WILLIAMSBURG, Brooklyn (WABC) -- The NYPD on Wednesday fired the police officer accused of killing a pedestrian in an off-duty drunk driving crash in Brooklyn.
Police say Nicholas Batka had been drinking with two other officers before he ran his SUV onto a curb in Williamsburg Saturday, striking a group of pedestrians.
Andrew Esquivel, a 21-year old MIT student from California, died in the accident.
Investigators returned to The Whiskey Brooklyn on North 11th Street Wednesday looking for possible surveillance video.
Because Batka has less than two years on the force, he is a probationary officer who is not required to face a departmental trial before termination.

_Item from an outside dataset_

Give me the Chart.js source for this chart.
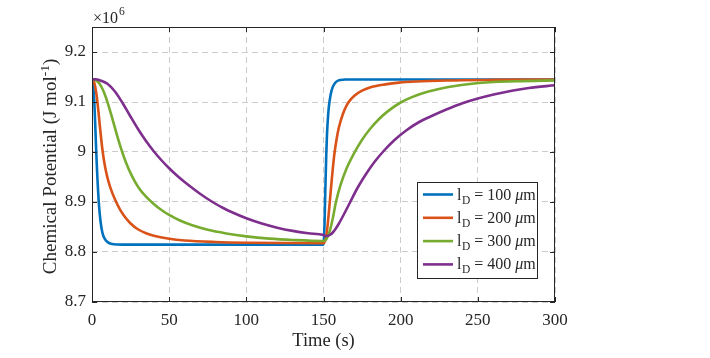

"That type of behavior will not be tolerated," NYPD Commissioner William Bratton said. "We want to take a close look at those two officers to see what was going on in that establishment and others they might have visited during the course of that evening to determine how much they were drinking, and were they, in fact, driving after ingesting significant amounts of alcohol."
The two other officers were placed on modified duty, "for the good of the department," police said. Their guns and badges were temporarily taken away Tuesday morning.
Batka, 28, is charged with DWI and manslaughter.
"He's absolutely distraught and heartbroken," attorney Michael Farkas said. "And we're going to work very hard to make sure every fact in this case comes to light."
All three worked on the Manhattan Transit Squad. Batka refused a breathalyzer test at the scene, and witnesses said he tried to leave before they held him at the scene.